**Instruction**
Find the lines holding the word "page" and collect them.

**Given data**
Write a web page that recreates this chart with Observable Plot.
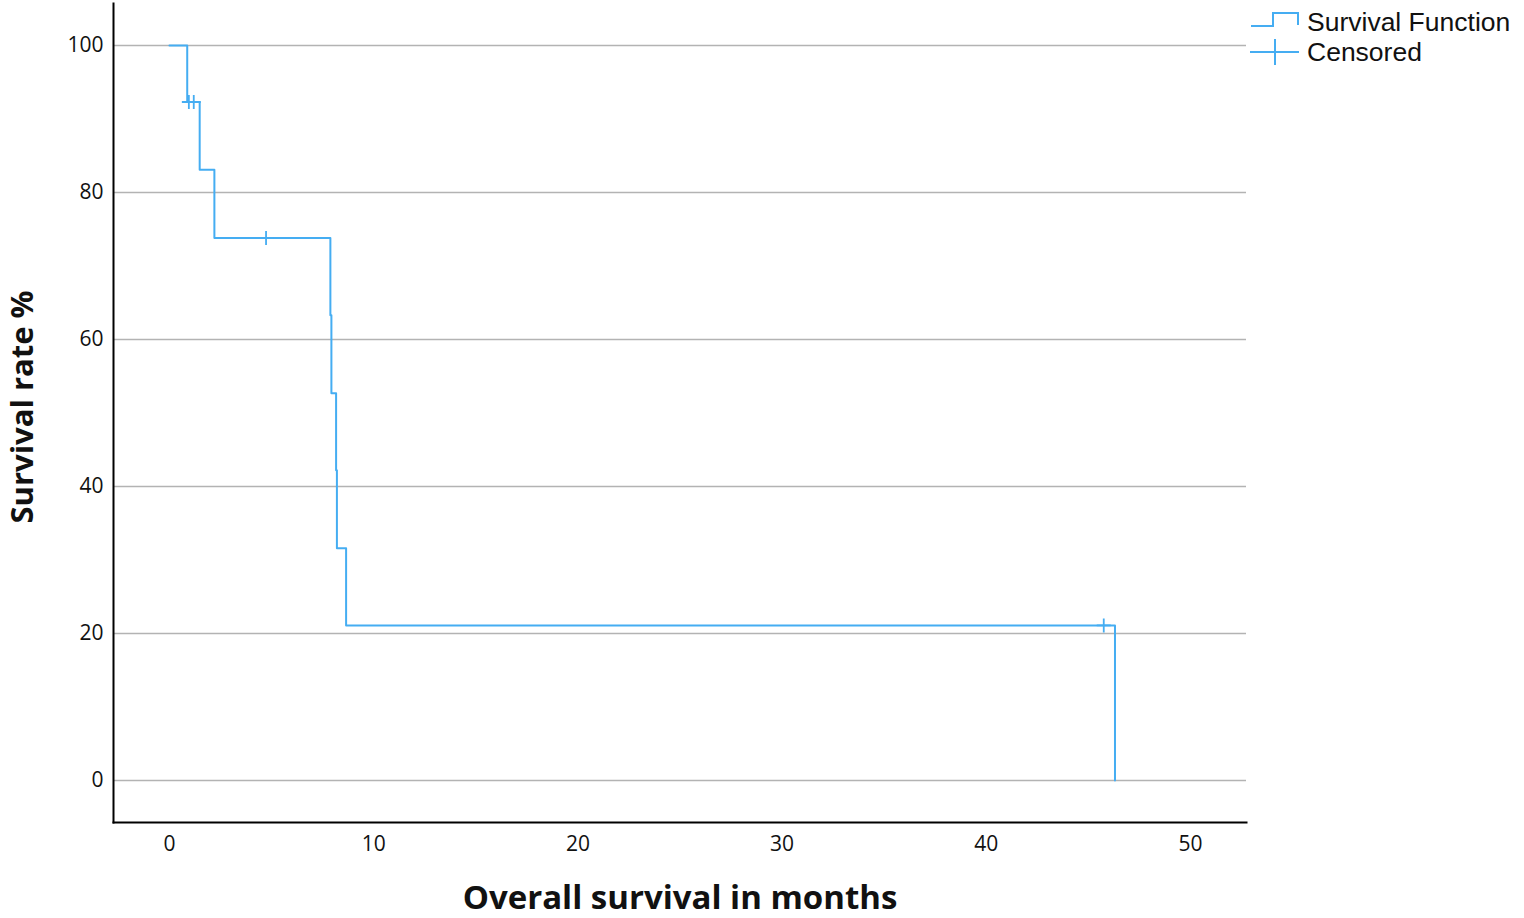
<!DOCTYPE html>
<html>
<head>
<meta charset="utf-8">
<script src="https://cdn.jsdelivr.net/npm/d3@7"></script>
<script src="https://cdn.jsdelivr.net/npm/@observablehq/plot@0.6"></script>
<style>
  html, body { margin: 0; padding: 0; background: #fff; }
  #wrap { position: relative; width: 1524px; height: 918px; }
  #legend { position: absolute; left: 1250px; top: 7px; font-family: "Liberation Sans", Arial, sans-serif; font-size: 26.5px; color: #111; white-space: nowrap; }
  #legend .row { display: flex; align-items: center; height: 30px; }
  #legend .row span { display: block; line-height: 28px; height: 28px; }
  #legend svg { margin-right: 5px; flex: none; }
</style>
</head>
<body>
<div id="wrap">
  <div id="chart"></div>
  <div id="legend">
    <div class="row"><svg width="52" height="30"><path d="M1,19 H23 V6 H48 V18" fill="none" stroke="#45adf2" stroke-width="2"/></svg><span>Survival Function</span></div>
    <div class="row"><svg width="52" height="30"><path d="M0,15 H49 M25,2 V28" fill="none" stroke="#45adf2" stroke-width="2"/></svg><span>Censored</span></div>
  </div>
</div>
<script>
// Kaplan–Meier step points (time in months, survival %)
const stepTimes = [0, 0.87, 1.48, 2.2, 7.88, 7.93, 8.16, 8.2, 8.65, 46.3];
const stepSurvival = [100, 92.3, 83.1, 73.8, 63.3, 52.7, 42.2, 31.6, 21.1, 0];
// Censored observations
const censorTimes = [0.95, 1.19, 4.73, 45.75];
const censorSurvival = [92.3, 92.3, 73.8, 21.1];
const yTicks = [0, 20, 40, 60, 80, 100];
const xTicks = [0, 10, 20, 30, 40, 50];

const steps = stepTimes.map((t, i) => ({t, s: stepSurvival[i]}));
const censored = censorTimes.map((t, i) => ({t, s: censorSurvival[i]}));

const color = "#45adf2";
const plusSymbol = {
  draw(context, size) {
    const r = Math.sqrt(size / Math.PI);
    context.moveTo(-r, 0); context.lineTo(r, 0);
    context.moveTo(0, -r); context.lineTo(0, r);
  }
};

const chart = Plot.plot({
  width: 1524,
  height: 918,
  marginLeft: 113,
  marginRight: 278,
  marginTop: 3,
  marginBottom: 96,
  style: {fontFamily: "Open Sans, sans-serif", background: "#fff"},
  x: {domain: [-2.74, 52.74], ticks: xTicks, tickSize: 0, label: null, tickFormat: d3.format("d")},
  y: {domain: [-5.7, 105.7], ticks: yTicks, tickSize: 0, label: null, tickFormat: d3.format("d")},
  marks: [
    Plot.ruleY(yTicks, {stroke: "#b3b3b3", strokeWidth: 1.5}),
    Plot.axisX({ticks: xTicks, tickSize: 0, tickPadding: 14, fontSize: 21, label: null, fill: "#111"}),
    Plot.axisY({ticks: yTicks, tickSize: 0, tickPadding: 10, fontSize: 21, label: null, fill: "#111"}),
    Plot.frame({anchor: "left", stroke: "#000", strokeWidth: 2}),
    Plot.frame({anchor: "bottom", stroke: "#000", strokeWidth: 2}),
    Plot.line(steps, {x: "t", y: "s", curve: "step-after", stroke: color, strokeWidth: 2}),
    Plot.dot(censored, {x: "t", y: "s", symbol: plusSymbol, r: 7, stroke: color, strokeWidth: 1.8, fill: "none"}),
    Plot.text(["Overall survival in months"], {frameAnchor: "bottom", dy: 76, lineAnchor: "middle", fontSize: 33, fontWeight: "bold", fill: "#111"}),
    Plot.text(["Survival rate %"], {frameAnchor: "left", dx: -90, dy: -6, textAnchor: "middle", lineAnchor: "middle", rotate: -90, fontSize: 31, fontWeight: "bold", fill: "#111"})
  ]
});
document.getElementById("chart").appendChild(chart);
</script>
</body>
</html>
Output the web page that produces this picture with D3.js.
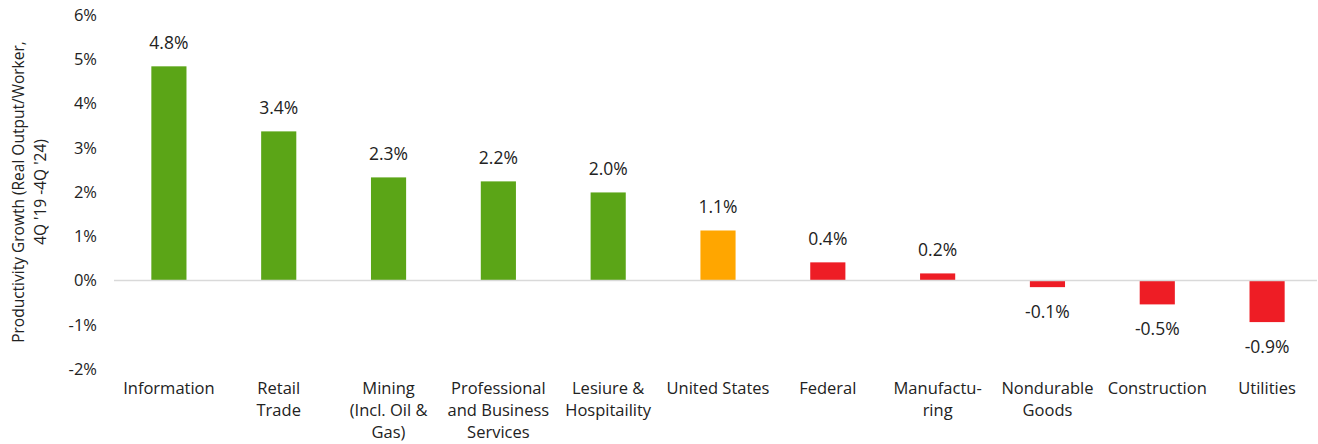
<!DOCTYPE html>
<html>
<head>
<meta charset="utf-8">
<script src="https://cdn.jsdelivr.net/npm/d3@7"></script>
<style>
	body { margin: 0; background: #fff; }
	svg text { font-family: "Open Sans", "Noto Sans", sans-serif; fill: #222; }
</style>
</head>
<body>
<svg class="chart"></svg>
<script>
// chart data
const categories = [
	["Information"],
	["Retail", "Trade"],
	["Mining", "(Incl. Oil &", "Gas)"],
	["Professional", "and Business", "Services"],
	["Lesiure &", "Hospitaility"],
	["United States"],
	["Federal"],
	["Manufactu-", "ring"],
	["Nondurable", "Goods"],
	["Construction"],
	["Utilities"]
];
const values = [4.84, 3.37, 2.33, 2.24, 1.99, 1.13, 0.41, 0.16, -0.15, -0.54, -0.94];
const valueLabels = ["4.8%", "3.4%", "2.3%", "2.2%", "2.0%", "1.1%", "0.4%", "0.2%", "-0.1%", "-0.5%", "-0.9%"];
const barGroups = ["up", "up", "up", "up", "up", "us", "down", "down", "down", "down", "down"];
const yTicks = [-2, -1, 0, 1, 2, 3, 4, 5, 6];
const yTitle = ["Productivity Growth (Real Output/Worker,", "4Q '19 -4Q '24)"];

const W = 1318, H = 444;
const margin = {top: 15, right: 0, bottom: 75, left: 114};

const svg = d3.select(".chart").attr("width", W).attr("height", H);

const x = d3.scaleBand()
	.domain(d3.range(categories.length))
	.range([margin.left, 1322])
	.paddingInner(0.68)
	.paddingOuter(0.34);

const y = d3.scaleLinear()
	.domain([-2, 6])
	.range([369, 15]);

const colour = d3.scaleOrdinal()
	.domain(["up", "us", "down"])
	.range(["#5ba517", "#ffa600", "#ee1d25"]);

// y tick labels (no axis line)
svg.append("g").selectAll("text")
	.data(yTicks)
	.enter().append("text")
	.attr("x", 97)
	.attr("y", d => y(d))
	.attr("dy", "0.35em")
	.attr("text-anchor", "end")
	.style("font-size", "16.5px")
	.text(d => d + "%");

// y title
const title = svg.append("text")
	.attr("transform", "translate(24," + (y(2)) + ") rotate(-90)")
	.attr("text-anchor", "middle")
	.style("font-size", "15.5px");
title.selectAll("tspan")
	.data(yTitle)
	.enter().append("tspan")
	.attr("x", 0)
	.attr("dy", (d, i) => i === 0 ? "0" : "1.4em")
	.text(d => d);

// bars
svg.append("g").selectAll("rect")
	.data(values)
	.enter().append("rect")
	.attr("x", (d, i) => x(i))
	.attr("width", x.bandwidth())
	.attr("y", d => y(Math.max(0, d)))
	.attr("height", d => Math.abs(y(d) - y(0)))
	.attr("fill", (d, i) => colour(barGroups[i]));

// zero line
svg.append("line")
	.attr("x1", margin.left).attr("x2", 1317)
	.attr("y1", y(0)).attr("y2", y(0))
	.attr("stroke", "#d9d9d9")
	.attr("stroke-width", 1.5);

// value labels
svg.append("g").selectAll("text")
	.data(values)
	.enter().append("text")
	.attr("x", (d, i) => x(i) + x.bandwidth() / 2)
	.attr("y", d => d >= 0 ? y(d) - 17 : y(d) + 31)
	.attr("text-anchor", "middle")
	.style("font-size", "17.5px")
	.text((d, i) => valueLabels[i]);

// category labels
const cat = svg.append("g").selectAll("text")
	.data(categories)
	.enter().append("text")
	.attr("x", (d, i) => x(i) + x.bandwidth() / 2)
	.attr("y", 394)
	.attr("text-anchor", "middle")
	.style("font-size", "16.5px");
cat.selectAll("tspan")
	.data(d => d)
	.enter().append("tspan")
	.attr("x", function () { return d3.select(this.parentNode).attr("x"); })
	.attr("dy", (d, i) => i === 0 ? 0 : 22)
	.text(d => d);
</script>
</body>
</html>
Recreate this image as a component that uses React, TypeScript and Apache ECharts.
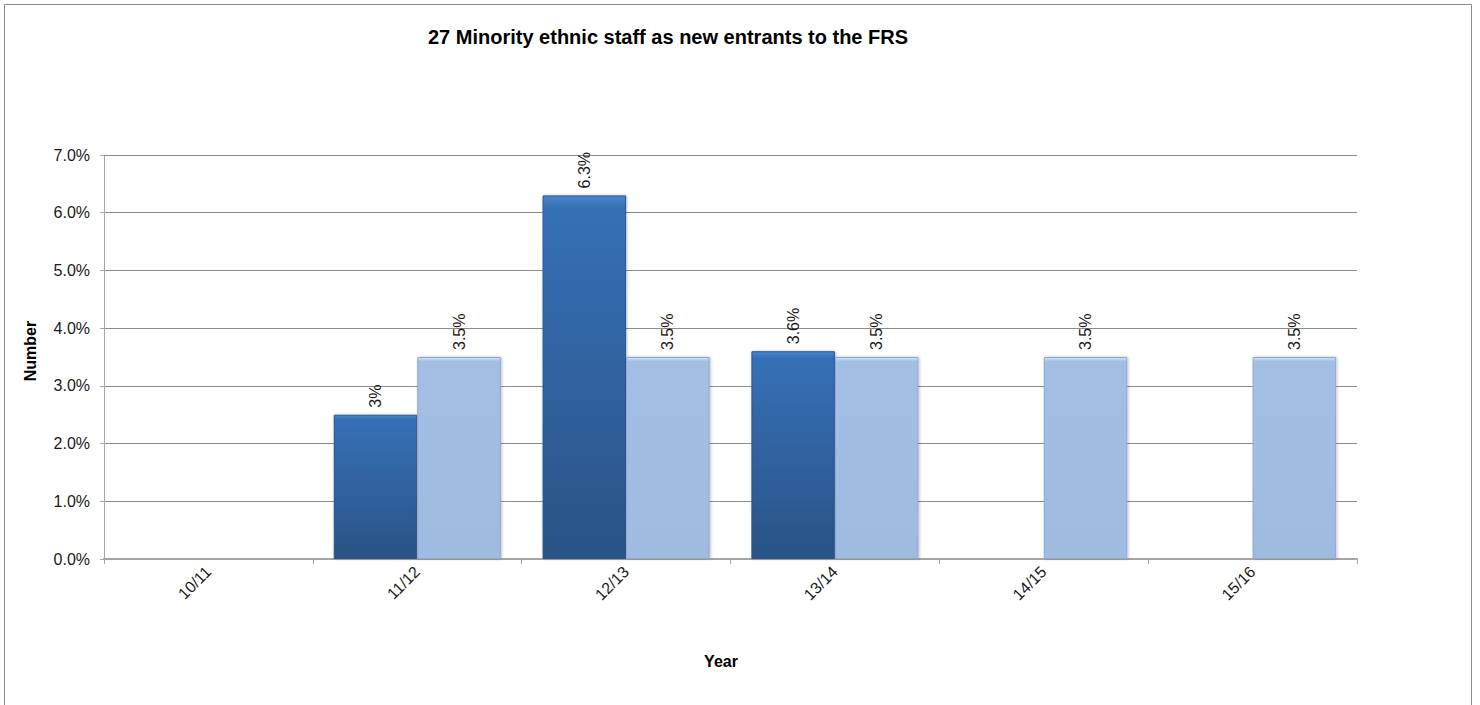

**Finished exercise**
Write a web page that recreates this chart with Observable Plot.
Output the web page that produces this picture with D3.js.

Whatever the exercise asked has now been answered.